* **Direction**: Transcribe every line from the top down to the line with "(w2) at (598,172.8)", both ends included, but not the pictures.

* **Dataset excerpt**:
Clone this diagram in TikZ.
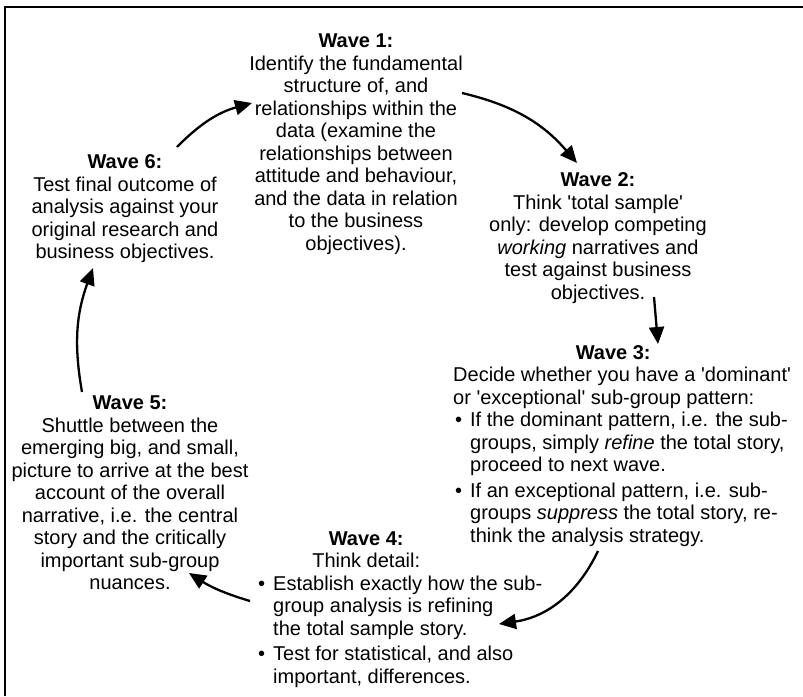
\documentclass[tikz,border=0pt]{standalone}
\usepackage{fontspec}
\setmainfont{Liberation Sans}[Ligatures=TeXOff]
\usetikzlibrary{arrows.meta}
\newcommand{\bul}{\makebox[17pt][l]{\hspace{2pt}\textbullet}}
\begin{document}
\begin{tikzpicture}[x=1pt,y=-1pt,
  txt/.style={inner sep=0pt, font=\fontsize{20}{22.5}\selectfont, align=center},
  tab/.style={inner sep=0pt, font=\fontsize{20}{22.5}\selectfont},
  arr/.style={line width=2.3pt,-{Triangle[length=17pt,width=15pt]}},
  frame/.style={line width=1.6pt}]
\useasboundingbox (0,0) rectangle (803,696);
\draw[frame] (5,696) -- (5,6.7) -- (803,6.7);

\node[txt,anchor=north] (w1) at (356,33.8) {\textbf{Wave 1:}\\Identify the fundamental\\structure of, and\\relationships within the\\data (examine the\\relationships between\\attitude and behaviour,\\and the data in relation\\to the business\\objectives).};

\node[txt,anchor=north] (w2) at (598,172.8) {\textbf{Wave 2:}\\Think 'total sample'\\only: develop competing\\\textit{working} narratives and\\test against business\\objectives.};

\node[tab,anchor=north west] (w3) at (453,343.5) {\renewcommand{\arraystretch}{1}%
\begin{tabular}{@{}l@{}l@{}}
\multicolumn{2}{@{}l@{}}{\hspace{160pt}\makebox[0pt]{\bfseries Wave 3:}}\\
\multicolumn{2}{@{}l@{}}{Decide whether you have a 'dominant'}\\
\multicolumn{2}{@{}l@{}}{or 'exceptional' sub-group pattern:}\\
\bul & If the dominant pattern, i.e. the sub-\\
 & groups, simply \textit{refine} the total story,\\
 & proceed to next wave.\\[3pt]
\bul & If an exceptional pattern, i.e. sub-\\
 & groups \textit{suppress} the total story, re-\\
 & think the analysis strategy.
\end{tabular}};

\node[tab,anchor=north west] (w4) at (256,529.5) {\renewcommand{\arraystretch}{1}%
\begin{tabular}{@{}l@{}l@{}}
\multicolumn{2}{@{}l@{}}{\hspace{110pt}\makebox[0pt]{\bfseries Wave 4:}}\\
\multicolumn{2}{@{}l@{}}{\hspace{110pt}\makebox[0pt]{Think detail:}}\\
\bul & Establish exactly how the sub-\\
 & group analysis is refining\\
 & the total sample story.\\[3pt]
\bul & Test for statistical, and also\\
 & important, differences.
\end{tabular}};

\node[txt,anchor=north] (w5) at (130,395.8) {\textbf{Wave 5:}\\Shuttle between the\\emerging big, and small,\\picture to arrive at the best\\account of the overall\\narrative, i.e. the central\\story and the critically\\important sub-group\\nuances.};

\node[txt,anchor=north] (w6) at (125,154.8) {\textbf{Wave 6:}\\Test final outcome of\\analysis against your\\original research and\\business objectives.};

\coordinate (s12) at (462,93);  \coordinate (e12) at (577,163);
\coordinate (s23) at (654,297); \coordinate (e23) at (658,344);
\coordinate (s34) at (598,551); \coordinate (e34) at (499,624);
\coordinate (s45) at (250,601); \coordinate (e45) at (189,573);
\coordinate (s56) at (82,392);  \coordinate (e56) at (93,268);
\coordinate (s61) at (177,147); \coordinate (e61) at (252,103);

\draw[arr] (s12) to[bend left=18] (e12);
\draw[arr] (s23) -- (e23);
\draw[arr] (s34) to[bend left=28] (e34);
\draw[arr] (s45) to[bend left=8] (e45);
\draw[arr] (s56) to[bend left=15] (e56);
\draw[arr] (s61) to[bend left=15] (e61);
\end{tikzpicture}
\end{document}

* **Task output**:
Clone this diagram in TikZ.
\documentclass[tikz,border=0pt]{standalone}
\usepackage{fontspec}
\setmainfont{Liberation Sans}[Ligatures=TeXOff]
\usetikzlibrary{arrows.meta}
\newcommand{\bul}{\makebox[17pt][l]{\hspace{2pt}\textbullet}}
\begin{document}
\begin{tikzpicture}[x=1pt,y=-1pt,
  txt/.style={inner sep=0pt, font=\fontsize{20}{22.5}\selectfont, align=center},
  tab/.style={inner sep=0pt, font=\fontsize{20}{22.5}\selectfont},
  arr/.style={line width=2.3pt,-{Triangle[length=17pt,width=15pt]}},
  frame/.style={line width=1.6pt}]
\useasboundingbox (0,0) rectangle (803,696);
\draw[frame] (5,696) -- (5,6.7) -- (803,6.7);

\node[txt,anchor=north] (w1) at (356,33.8) {\textbf{Wave 1:}\\Identify the fundamental\\structure of, and\\relationships within the\\data (examine the\\relationships between\\attitude and behaviour,\\and the data in relation\\to the business\\objectives).};

\node[txt,anchor=north] (w2) at (598,172.8) {\textbf{Wave 2:}\\Think 'total sample'\\only: develop competing\\\textit{working} narratives and\\test against business\\objectives.};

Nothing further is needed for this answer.